Yes.  For example, a 300-character string could do it (that's not
small to obmalloc, but is to LFH).  Strings produced by pickling are
very often that large, and especially in Zope (which uses pickles
extensively under the covers -- reading and writing persistent objects
in Zope all involve pickle strings).

> As you mention, I wouldn't think it would be list objects, since resizing
> lists using LFH should be *worse*.

Until they get to LFH's boundary for "small", and we have only the
vaguest idea what Martin's app does here -- we know it grows lists
containing 50K elements in the end, and ... well, that's all I really
know about it <wink>.

A well-known trick is applicable in that case, if Martin thinks it's
worth the bother:
grow the list to its final size once, at the start (overestimating if
you don't know for sure).  Then instead of appending, keep an index to
the next free slot, same as you'd do in C.  Then the list guts never
move, so if that doesn't yield the same kind of speedup without using
LFH, list copying wasn't actually the culprit to begin with.

> That would actually be something that is worth verifying, however.

Not worth the time to me -- Windows is closed-source, and I'm too old
to enjoy staring at binary disassemblies any more.  Besides, list guts
can't stay in LFH after the list exceeds 4K elements.  If list-copying
costs are significant here, they're far more likely to be due to
copying lists over 4K elements than under -- copying a list takes
O(len(list)) time.  So the realloc() strategy used by LFH _probably_
isn't of _primary)_ interest here.

> It could be that the Windows LFH is extra clever?

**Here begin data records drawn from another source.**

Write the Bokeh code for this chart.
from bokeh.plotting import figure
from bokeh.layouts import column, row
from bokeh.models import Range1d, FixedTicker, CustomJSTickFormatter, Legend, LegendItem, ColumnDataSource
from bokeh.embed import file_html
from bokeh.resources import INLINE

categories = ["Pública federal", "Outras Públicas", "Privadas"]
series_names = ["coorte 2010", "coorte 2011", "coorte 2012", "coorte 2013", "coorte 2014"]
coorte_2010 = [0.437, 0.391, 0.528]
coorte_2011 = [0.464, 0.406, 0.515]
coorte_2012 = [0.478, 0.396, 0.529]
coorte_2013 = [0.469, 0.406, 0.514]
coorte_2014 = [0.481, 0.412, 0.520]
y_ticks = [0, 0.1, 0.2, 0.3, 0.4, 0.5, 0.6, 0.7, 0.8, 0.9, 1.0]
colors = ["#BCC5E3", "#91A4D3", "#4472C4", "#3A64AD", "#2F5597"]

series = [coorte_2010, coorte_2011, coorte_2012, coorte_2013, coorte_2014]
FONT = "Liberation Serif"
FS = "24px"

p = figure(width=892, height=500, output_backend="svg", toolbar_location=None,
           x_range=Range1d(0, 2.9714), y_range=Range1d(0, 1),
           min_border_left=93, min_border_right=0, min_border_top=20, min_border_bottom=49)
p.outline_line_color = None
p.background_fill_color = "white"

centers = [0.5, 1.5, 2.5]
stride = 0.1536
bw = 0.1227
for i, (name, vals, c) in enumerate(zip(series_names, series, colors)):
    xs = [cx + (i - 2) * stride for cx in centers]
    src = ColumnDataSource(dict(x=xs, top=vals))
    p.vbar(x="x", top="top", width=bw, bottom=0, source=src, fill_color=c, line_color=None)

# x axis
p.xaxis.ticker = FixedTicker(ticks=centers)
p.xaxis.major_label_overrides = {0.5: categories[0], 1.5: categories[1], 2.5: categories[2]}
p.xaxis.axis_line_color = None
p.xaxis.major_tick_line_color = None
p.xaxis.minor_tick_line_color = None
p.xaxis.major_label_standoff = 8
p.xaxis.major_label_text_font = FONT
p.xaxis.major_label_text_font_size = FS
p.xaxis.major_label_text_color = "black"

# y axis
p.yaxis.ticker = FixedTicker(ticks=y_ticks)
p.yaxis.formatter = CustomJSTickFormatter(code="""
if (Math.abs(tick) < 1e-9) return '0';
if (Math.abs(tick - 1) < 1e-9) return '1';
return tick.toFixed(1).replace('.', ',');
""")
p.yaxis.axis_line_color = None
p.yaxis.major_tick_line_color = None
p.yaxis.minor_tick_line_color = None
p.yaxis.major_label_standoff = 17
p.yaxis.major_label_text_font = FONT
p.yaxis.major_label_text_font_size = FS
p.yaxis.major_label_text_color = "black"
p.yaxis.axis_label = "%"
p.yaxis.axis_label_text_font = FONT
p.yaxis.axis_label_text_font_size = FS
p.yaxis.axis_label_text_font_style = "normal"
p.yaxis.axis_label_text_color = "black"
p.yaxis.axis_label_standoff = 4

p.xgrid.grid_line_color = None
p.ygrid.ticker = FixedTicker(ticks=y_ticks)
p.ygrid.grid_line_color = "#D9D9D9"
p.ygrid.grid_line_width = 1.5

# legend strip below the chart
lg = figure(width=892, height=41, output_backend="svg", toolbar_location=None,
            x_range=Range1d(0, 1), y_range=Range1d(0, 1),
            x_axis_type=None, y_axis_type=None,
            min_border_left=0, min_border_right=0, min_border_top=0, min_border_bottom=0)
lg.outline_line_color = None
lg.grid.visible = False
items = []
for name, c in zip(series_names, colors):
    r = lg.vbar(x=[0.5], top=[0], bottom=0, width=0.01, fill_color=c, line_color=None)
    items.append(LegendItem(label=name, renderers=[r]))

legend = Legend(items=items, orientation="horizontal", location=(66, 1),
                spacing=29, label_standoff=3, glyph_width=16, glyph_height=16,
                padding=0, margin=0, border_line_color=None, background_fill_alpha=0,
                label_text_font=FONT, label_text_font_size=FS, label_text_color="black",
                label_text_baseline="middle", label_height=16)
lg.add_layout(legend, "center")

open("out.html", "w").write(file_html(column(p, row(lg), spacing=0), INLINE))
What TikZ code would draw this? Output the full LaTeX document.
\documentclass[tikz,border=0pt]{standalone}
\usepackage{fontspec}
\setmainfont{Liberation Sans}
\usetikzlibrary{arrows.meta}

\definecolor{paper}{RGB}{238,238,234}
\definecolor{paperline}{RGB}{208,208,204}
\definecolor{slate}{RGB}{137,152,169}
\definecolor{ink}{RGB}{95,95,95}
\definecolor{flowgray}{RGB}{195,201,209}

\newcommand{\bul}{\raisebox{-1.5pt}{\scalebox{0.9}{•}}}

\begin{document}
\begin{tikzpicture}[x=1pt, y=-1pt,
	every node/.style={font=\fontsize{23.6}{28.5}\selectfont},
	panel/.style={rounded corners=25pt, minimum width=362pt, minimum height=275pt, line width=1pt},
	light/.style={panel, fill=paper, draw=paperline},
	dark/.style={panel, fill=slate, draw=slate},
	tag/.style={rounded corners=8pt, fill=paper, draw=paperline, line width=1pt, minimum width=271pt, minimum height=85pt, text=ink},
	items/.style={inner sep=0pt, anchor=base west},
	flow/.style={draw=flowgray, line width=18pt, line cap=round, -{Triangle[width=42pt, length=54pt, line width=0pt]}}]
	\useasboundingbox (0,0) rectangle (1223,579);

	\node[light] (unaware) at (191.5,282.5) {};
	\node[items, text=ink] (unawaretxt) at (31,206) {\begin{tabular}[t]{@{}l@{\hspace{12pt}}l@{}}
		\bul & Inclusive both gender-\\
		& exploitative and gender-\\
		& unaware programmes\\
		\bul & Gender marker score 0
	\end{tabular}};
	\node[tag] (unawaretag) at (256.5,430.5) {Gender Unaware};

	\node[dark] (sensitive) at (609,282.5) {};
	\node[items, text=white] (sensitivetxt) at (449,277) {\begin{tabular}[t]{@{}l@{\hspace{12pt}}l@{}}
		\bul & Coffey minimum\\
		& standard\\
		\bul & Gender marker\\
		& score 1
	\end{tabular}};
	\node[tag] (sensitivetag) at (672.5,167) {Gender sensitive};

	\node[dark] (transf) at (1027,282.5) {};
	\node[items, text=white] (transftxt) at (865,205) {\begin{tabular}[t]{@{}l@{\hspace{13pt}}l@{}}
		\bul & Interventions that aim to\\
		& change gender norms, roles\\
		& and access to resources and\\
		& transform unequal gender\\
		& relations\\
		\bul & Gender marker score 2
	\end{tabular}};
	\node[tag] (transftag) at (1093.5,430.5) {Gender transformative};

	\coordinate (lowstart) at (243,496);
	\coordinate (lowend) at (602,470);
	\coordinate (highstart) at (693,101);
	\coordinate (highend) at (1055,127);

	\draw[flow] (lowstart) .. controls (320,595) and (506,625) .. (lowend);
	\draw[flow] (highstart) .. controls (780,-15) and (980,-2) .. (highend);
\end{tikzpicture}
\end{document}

Sure -- that I doubt it moves Heaven & Earth to cater to reallocs is
just educated guessing.  I wrote my first production heap manager at
Cray Research, around 1979 <wink>.

> ...
> Well, it would also be useful to find out what code is calling the
> system malloc. This would make it easy to examine the code and see if
> it should be calling obmalloc or the system malloc. Any good ideas for
> easily obtaining this information? I imagine that some profilers must
> be able to produce a complete call graph?

Windows supports extensive facilities for analyzing heap usage, even
from an external process that attaches to the process you want to
analyze.  Ditto for profiling.  But it's not easy, and I don't know of
any free tools that are of real help.  If someone were motivated
enough, it would probably be easiest to run Martin's app on a Linux
box, and use the free Linux tools to analyze it.